Beginning with the first line, set down every line through the one containing "a_yticks = [0, 10, 20, 30, 40, 50]", exactly as it appears, but not the pictures.
— start Entries supplied —
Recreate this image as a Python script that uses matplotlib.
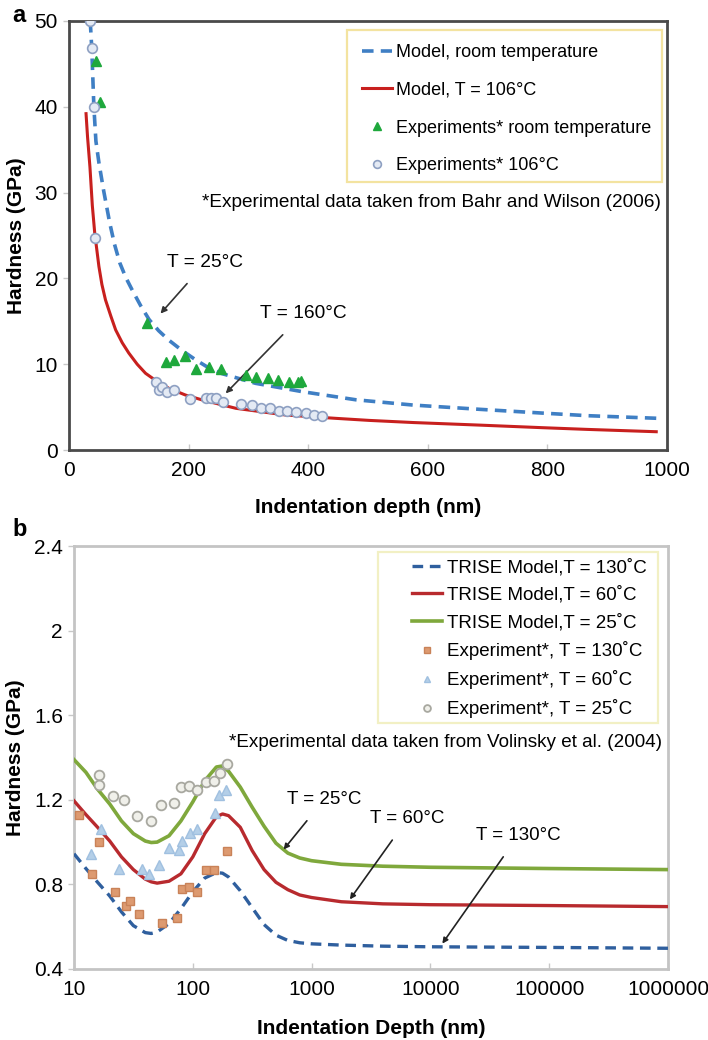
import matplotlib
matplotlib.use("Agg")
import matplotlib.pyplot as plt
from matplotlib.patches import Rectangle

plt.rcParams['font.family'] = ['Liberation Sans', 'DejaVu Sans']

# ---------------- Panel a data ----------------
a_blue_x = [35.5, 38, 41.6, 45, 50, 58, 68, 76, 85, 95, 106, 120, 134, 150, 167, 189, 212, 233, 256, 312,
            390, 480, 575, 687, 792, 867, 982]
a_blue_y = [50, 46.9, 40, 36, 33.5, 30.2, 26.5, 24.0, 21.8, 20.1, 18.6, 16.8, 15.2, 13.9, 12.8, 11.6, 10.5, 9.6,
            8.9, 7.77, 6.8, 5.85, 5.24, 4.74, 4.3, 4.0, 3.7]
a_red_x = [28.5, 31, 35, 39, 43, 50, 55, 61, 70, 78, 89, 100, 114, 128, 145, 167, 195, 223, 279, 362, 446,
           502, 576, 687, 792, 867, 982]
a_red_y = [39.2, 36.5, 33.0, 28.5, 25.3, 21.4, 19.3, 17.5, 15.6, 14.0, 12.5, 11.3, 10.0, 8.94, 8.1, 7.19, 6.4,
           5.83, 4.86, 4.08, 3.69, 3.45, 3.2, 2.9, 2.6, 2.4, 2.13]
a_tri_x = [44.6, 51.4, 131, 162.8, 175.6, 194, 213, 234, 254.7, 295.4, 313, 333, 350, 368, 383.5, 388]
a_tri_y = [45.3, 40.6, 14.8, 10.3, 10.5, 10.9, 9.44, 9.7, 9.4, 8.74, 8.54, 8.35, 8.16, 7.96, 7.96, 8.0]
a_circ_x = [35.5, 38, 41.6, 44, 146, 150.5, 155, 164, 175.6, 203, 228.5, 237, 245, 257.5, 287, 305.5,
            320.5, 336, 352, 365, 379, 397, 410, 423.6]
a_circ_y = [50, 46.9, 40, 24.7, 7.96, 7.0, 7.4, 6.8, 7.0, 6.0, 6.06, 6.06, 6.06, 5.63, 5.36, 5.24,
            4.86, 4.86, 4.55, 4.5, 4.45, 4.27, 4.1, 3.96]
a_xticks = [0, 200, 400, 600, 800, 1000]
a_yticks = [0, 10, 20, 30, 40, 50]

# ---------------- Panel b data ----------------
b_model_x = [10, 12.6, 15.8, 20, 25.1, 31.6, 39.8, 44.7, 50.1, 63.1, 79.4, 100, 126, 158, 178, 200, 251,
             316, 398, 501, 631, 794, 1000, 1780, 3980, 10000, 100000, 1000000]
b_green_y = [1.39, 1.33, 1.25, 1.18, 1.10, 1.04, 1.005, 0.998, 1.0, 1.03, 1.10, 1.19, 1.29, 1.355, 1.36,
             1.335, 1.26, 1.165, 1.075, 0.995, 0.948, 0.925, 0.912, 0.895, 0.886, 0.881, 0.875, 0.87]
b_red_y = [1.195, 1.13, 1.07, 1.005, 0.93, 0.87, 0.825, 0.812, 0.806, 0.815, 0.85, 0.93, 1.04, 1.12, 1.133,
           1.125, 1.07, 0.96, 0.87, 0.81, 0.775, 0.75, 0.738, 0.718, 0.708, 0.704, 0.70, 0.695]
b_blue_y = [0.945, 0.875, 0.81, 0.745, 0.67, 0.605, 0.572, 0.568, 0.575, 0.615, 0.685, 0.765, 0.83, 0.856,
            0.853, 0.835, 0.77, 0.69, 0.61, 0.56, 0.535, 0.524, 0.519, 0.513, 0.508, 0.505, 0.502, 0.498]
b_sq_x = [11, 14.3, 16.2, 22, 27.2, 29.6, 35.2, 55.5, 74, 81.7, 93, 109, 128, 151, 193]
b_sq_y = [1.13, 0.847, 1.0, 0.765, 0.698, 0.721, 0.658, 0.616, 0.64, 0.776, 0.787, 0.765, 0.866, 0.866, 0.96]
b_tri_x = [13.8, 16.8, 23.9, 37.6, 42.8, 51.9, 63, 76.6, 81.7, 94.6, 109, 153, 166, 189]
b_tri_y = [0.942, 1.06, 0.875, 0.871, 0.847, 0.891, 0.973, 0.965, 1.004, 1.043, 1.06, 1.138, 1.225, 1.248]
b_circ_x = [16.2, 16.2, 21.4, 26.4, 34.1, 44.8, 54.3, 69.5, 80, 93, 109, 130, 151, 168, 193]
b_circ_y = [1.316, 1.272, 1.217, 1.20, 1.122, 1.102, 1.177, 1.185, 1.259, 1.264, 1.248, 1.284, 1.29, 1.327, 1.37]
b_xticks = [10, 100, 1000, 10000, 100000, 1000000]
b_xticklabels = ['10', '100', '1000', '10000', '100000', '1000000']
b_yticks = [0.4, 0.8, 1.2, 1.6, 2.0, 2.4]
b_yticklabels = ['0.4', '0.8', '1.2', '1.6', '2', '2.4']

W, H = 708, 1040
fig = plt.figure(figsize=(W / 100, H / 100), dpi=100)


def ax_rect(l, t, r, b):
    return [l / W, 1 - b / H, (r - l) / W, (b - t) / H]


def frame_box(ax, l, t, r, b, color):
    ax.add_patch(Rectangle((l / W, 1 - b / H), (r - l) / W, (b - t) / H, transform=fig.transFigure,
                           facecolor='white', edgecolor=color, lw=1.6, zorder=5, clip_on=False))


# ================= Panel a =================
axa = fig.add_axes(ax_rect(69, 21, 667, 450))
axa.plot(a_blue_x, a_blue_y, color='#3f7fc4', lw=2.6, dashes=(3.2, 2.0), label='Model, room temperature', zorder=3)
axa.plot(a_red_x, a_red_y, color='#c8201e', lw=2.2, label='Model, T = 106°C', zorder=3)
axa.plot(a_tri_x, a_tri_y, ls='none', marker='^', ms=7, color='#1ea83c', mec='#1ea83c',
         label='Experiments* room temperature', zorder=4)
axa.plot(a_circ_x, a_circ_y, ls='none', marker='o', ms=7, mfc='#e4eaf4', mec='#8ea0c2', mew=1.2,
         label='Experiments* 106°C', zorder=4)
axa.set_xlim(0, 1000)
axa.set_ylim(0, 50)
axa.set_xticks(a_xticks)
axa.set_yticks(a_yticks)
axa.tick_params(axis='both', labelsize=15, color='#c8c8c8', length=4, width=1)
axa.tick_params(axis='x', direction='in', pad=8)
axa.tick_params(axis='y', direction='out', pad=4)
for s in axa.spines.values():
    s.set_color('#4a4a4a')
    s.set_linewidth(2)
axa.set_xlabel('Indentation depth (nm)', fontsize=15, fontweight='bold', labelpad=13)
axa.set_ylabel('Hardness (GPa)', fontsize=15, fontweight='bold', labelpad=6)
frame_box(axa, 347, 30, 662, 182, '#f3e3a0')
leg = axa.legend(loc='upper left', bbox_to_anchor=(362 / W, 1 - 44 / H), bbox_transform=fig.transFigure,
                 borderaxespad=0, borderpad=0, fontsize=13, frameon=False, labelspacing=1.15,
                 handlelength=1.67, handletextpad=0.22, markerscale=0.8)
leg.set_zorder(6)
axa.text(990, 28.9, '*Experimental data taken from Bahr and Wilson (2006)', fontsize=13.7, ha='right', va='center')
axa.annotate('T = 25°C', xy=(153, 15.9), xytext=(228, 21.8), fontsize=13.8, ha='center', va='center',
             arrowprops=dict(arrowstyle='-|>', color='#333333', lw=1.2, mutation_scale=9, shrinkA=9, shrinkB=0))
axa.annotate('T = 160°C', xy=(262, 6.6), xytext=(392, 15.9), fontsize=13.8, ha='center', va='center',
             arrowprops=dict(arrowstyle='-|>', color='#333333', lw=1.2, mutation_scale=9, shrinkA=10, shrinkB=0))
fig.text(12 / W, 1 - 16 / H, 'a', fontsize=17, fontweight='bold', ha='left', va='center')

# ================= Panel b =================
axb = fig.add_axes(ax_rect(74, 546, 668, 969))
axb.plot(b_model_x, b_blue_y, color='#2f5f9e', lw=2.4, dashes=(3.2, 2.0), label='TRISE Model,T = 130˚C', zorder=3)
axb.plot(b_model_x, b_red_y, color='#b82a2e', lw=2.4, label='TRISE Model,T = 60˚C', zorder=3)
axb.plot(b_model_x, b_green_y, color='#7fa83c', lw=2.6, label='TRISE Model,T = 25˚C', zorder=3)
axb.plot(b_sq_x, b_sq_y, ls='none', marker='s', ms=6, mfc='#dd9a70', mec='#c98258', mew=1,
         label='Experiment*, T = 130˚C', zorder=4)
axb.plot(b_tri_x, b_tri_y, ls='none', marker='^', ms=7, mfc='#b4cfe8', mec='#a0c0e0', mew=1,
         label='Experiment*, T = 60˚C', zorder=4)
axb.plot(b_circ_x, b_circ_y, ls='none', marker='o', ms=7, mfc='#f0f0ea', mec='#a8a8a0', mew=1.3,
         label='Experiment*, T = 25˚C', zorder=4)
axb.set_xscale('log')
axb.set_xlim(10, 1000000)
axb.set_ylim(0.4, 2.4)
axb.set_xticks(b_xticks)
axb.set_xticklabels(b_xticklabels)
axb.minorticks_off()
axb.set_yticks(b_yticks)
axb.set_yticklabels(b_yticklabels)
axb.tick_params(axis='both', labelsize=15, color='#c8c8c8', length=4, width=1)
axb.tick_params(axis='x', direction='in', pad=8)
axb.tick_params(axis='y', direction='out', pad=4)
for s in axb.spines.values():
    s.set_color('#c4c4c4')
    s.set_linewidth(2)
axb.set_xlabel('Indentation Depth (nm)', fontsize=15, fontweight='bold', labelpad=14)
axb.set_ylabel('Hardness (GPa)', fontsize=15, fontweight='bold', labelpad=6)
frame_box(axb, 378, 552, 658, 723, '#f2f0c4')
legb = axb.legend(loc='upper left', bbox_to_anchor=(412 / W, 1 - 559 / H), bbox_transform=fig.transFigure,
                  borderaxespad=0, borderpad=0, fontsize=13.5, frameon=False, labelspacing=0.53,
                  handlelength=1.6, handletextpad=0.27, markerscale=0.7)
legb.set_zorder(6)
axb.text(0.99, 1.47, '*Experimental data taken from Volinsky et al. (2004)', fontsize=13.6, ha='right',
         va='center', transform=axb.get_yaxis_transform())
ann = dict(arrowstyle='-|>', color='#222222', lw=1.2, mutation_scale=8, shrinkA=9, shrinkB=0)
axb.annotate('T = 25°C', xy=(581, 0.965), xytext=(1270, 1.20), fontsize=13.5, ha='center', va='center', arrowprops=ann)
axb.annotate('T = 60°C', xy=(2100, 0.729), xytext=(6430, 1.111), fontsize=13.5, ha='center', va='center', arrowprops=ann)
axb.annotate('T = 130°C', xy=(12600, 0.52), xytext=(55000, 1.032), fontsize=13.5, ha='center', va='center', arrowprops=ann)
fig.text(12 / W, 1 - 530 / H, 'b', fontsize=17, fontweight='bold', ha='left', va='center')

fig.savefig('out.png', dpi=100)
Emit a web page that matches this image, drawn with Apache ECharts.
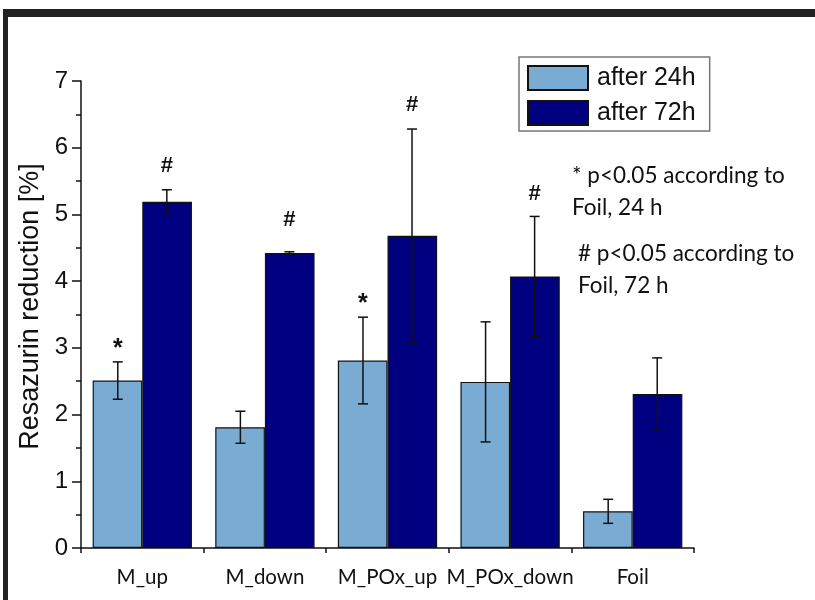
— end Entries supplied —
* **Answer to the exercise**:
Recreate this image as a Python script that uses matplotlib.
import matplotlib
matplotlib.use("Agg")
import matplotlib.pyplot as plt
from matplotlib.patches import Rectangle

plt.rcParams['font.family'] = ['Liberation Sans', 'DejaVu Sans']

# ---------------- Panel a data ----------------
a_blue_x = [35.5, 38, 41.6, 45, 50, 58, 68, 76, 85, 95, 106, 120, 134, 150, 167, 189, 212, 233, 256, 312,
            390, 480, 575, 687, 792, 867, 982]
a_blue_y = [50, 46.9, 40, 36, 33.5, 30.2, 26.5, 24.0, 21.8, 20.1, 18.6, 16.8, 15.2, 13.9, 12.8, 11.6, 10.5, 9.6,
            8.9, 7.77, 6.8, 5.85, 5.24, 4.74, 4.3, 4.0, 3.7]
a_red_x = [28.5, 31, 35, 39, 43, 50, 55, 61, 70, 78, 89, 100, 114, 128, 145, 167, 195, 223, 279, 362, 446,
           502, 576, 687, 792, 867, 982]
a_red_y = [39.2, 36.5, 33.0, 28.5, 25.3, 21.4, 19.3, 17.5, 15.6, 14.0, 12.5, 11.3, 10.0, 8.94, 8.1, 7.19, 6.4,
           5.83, 4.86, 4.08, 3.69, 3.45, 3.2, 2.9, 2.6, 2.4, 2.13]
a_tri_x = [44.6, 51.4, 131, 162.8, 175.6, 194, 213, 234, 254.7, 295.4, 313, 333, 350, 368, 383.5, 388]
a_tri_y = [45.3, 40.6, 14.8, 10.3, 10.5, 10.9, 9.44, 9.7, 9.4, 8.74, 8.54, 8.35, 8.16, 7.96, 7.96, 8.0]
a_circ_x = [35.5, 38, 41.6, 44, 146, 150.5, 155, 164, 175.6, 203, 228.5, 237, 245, 257.5, 287, 305.5,
            320.5, 336, 352, 365, 379, 397, 410, 423.6]
a_circ_y = [50, 46.9, 40, 24.7, 7.96, 7.0, 7.4, 6.8, 7.0, 6.0, 6.06, 6.06, 6.06, 5.63, 5.36, 5.24,
            4.86, 4.86, 4.55, 4.5, 4.45, 4.27, 4.1, 3.96]
a_xticks = [0, 200, 400, 600, 800, 1000]
a_yticks = [0, 10, 20, 30, 40, 50]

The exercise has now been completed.